━━━ Extracted information

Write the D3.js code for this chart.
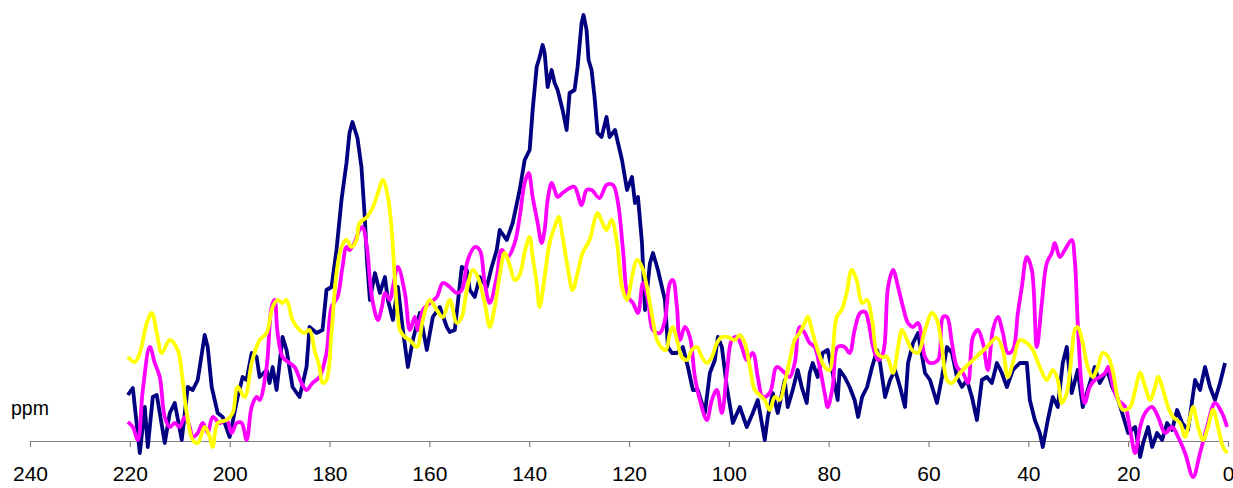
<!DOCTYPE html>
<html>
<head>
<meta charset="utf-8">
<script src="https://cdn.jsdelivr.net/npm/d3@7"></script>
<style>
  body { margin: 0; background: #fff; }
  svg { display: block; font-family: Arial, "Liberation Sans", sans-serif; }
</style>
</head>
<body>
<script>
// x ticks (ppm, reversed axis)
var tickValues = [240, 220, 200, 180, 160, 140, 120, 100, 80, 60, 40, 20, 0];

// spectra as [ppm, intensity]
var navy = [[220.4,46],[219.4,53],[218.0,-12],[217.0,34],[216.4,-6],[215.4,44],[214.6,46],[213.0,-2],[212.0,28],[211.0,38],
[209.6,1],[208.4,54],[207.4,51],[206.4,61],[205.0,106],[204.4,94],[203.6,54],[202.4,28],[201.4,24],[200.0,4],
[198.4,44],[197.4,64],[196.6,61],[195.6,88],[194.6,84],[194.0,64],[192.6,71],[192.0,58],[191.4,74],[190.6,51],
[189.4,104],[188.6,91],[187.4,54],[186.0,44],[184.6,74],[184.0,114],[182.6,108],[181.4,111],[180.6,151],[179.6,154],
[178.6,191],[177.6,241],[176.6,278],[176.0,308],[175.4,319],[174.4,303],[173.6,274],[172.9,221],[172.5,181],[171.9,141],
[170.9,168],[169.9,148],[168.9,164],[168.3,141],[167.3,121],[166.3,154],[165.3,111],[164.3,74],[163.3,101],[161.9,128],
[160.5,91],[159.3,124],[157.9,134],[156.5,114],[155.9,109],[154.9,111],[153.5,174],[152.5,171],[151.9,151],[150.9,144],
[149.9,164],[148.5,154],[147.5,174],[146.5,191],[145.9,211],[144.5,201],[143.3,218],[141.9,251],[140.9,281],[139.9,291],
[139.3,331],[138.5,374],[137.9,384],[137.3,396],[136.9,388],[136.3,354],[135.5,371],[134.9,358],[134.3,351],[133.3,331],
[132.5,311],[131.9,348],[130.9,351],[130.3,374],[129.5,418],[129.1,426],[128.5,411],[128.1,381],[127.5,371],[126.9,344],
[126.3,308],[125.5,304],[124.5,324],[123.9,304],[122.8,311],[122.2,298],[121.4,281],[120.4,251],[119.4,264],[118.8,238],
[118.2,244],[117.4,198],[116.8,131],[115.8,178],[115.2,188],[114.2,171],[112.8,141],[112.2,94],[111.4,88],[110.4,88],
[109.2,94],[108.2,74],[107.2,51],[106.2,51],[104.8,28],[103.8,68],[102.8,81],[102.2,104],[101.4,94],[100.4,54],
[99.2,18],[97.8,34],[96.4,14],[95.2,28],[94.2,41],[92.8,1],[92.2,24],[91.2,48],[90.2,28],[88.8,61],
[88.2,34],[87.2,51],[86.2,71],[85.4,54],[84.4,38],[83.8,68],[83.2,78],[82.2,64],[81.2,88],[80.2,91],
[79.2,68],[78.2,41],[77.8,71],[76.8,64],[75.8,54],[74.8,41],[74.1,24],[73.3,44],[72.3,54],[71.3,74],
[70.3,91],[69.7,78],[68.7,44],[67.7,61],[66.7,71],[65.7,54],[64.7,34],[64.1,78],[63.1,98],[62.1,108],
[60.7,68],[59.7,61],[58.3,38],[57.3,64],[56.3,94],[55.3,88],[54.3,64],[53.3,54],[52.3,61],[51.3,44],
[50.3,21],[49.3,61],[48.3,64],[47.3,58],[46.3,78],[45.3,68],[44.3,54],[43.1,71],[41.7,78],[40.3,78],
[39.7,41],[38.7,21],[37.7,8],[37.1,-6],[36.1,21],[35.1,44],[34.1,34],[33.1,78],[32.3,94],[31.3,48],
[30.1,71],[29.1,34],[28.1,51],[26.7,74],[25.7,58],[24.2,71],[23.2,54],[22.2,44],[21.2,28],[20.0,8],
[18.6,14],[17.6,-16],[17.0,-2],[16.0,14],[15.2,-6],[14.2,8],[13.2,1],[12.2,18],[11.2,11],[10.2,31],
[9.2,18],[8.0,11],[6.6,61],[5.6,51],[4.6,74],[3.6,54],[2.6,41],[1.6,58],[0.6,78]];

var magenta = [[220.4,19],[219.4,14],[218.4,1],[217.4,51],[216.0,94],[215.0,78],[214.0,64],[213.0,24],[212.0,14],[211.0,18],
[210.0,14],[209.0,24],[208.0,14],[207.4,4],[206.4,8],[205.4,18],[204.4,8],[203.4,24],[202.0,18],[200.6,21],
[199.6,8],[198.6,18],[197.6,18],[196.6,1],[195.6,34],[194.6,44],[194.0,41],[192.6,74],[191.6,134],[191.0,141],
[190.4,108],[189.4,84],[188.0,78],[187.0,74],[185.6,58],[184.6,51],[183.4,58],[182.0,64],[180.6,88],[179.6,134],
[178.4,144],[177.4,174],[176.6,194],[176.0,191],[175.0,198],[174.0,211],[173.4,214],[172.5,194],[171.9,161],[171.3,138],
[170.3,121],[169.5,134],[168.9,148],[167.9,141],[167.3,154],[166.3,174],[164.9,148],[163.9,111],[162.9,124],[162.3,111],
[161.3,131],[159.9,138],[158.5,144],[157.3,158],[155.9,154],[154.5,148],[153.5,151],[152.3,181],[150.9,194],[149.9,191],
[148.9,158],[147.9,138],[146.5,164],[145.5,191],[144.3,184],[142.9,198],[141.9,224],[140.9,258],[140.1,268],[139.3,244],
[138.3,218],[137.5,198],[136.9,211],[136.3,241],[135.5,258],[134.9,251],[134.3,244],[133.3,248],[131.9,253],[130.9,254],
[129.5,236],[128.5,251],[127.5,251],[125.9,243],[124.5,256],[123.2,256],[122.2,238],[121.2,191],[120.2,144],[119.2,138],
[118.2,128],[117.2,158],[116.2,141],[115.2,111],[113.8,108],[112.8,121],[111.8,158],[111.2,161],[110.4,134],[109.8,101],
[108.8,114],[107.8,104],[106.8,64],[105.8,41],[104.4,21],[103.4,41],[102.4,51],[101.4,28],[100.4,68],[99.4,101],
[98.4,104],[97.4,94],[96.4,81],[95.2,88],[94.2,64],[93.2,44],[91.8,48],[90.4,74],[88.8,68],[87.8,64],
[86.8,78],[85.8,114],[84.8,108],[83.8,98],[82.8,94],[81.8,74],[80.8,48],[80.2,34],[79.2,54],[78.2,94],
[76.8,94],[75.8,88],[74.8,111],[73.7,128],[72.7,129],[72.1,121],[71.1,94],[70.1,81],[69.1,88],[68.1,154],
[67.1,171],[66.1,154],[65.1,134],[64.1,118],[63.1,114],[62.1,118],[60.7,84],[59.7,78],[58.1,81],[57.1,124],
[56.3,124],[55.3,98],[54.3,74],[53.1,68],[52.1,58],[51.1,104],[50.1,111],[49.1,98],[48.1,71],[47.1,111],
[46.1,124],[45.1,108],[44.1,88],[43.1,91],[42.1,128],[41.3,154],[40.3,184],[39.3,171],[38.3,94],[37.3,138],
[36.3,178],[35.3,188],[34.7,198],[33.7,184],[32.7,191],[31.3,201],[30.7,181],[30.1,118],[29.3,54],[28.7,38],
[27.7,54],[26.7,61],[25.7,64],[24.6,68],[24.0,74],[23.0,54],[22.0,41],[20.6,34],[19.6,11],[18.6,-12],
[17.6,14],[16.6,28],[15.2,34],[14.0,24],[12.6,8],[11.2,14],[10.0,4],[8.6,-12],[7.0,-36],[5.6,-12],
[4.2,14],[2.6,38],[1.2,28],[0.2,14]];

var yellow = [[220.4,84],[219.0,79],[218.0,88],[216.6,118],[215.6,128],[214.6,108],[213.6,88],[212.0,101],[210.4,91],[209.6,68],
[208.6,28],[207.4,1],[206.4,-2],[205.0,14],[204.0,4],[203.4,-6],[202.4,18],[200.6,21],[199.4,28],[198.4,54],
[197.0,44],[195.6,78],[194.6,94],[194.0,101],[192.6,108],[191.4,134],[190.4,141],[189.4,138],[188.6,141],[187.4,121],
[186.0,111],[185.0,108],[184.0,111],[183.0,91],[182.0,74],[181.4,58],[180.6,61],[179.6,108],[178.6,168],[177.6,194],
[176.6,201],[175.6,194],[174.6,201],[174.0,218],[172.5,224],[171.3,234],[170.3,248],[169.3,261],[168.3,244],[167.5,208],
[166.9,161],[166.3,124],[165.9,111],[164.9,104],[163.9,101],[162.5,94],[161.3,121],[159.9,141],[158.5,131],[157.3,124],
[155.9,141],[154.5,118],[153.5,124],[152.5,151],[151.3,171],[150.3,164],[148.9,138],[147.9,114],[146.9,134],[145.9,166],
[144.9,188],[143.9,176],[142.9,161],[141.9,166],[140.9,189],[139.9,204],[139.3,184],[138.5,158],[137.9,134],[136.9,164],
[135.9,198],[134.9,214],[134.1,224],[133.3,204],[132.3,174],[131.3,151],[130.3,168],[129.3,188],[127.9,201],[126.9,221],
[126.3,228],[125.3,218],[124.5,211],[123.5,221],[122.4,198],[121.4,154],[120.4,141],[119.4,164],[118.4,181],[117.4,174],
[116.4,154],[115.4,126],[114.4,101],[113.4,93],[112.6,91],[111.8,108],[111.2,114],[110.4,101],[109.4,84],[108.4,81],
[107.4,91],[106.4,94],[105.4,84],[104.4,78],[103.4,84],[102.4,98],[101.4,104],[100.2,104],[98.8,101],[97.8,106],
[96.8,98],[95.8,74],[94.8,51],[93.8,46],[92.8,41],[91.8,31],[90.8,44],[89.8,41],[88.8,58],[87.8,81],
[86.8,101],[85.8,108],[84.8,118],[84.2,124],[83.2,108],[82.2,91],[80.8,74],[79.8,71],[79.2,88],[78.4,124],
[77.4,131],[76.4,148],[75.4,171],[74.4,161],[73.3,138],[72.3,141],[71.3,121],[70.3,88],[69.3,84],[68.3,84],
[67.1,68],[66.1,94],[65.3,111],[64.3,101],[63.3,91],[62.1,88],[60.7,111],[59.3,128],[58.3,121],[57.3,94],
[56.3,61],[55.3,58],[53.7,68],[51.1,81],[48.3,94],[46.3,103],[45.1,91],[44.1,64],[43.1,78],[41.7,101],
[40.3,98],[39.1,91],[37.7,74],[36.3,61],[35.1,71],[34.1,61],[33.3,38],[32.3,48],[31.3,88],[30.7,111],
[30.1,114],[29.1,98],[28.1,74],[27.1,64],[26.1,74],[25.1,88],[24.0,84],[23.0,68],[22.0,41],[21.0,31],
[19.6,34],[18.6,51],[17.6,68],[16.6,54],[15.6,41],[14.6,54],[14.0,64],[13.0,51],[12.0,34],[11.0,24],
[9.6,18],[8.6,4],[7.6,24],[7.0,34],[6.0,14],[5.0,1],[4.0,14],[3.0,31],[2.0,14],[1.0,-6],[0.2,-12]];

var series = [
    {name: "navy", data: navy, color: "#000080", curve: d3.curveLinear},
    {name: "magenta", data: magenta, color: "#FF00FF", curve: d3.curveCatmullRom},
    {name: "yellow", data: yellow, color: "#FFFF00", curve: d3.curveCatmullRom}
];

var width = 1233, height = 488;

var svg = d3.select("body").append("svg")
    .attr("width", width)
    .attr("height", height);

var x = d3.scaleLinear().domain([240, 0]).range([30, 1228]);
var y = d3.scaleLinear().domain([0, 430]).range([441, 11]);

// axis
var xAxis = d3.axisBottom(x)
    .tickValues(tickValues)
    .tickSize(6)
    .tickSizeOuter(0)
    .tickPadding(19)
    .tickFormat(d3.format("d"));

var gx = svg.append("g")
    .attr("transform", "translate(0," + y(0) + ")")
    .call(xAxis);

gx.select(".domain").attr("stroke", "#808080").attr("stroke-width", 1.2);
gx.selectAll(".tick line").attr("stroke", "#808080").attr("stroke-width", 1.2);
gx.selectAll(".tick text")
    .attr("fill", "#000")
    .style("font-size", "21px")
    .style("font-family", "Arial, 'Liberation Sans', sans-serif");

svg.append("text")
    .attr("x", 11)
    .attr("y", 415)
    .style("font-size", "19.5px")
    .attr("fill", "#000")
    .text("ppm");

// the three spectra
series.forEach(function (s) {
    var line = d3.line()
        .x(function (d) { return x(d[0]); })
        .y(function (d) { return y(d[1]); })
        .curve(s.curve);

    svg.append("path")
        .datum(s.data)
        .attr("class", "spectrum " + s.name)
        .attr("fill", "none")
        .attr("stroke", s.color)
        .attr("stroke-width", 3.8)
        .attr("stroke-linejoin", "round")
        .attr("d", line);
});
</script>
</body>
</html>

━━━━━━
━━━ Extracted information

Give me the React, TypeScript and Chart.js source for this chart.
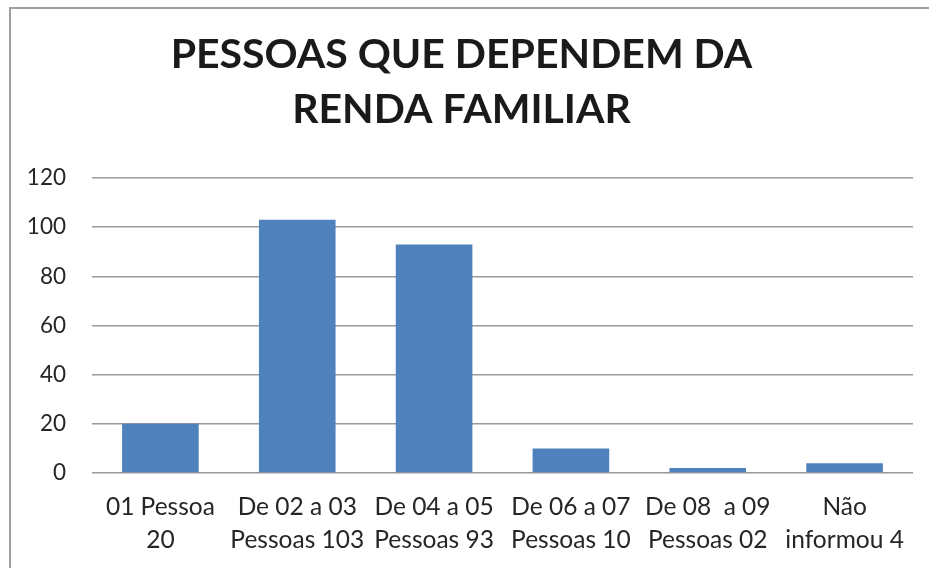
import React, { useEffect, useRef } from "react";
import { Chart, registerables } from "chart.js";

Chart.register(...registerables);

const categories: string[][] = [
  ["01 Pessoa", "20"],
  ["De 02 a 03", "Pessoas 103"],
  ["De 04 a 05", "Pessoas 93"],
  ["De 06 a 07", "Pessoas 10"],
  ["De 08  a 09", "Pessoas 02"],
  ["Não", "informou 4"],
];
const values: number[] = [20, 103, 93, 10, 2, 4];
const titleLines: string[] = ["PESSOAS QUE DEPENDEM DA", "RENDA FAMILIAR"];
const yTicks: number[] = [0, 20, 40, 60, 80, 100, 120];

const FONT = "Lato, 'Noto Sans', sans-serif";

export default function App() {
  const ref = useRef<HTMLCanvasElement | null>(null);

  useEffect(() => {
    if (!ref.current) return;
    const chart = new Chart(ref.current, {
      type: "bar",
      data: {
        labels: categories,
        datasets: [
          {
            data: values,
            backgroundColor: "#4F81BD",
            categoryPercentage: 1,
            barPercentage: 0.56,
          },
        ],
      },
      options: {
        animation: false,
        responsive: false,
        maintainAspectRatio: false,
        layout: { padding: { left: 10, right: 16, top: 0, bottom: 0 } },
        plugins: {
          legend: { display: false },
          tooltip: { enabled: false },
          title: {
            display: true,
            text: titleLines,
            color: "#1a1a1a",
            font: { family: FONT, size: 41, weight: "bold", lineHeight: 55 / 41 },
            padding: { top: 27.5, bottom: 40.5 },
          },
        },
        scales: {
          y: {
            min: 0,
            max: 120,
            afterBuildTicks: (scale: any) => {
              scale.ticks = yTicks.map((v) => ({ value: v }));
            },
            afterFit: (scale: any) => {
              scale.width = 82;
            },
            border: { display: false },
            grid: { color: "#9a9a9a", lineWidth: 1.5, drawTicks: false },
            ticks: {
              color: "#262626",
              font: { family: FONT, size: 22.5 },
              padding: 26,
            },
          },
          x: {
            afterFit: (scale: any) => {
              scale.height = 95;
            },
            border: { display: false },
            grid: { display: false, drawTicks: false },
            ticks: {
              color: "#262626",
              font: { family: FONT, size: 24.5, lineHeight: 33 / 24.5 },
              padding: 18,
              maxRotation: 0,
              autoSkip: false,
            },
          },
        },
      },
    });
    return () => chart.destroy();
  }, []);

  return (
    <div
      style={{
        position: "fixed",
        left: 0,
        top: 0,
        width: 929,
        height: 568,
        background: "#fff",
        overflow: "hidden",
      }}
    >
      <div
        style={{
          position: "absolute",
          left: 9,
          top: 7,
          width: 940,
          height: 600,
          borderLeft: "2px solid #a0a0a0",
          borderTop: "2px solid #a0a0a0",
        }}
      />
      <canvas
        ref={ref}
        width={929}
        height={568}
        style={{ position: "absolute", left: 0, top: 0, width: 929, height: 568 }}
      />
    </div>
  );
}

━━━━━━

Task instructions — Of the lines above, quote exactly those from the one with "Give me the" through the one with "Chart.register(...registerables);", ends included; pictures stay out.

Solution —
Give me the React, TypeScript and Chart.js source for this chart.
import React, { useEffect, useRef } from "react";
import { Chart, registerables } from "chart.js";

Chart.register(...registerables);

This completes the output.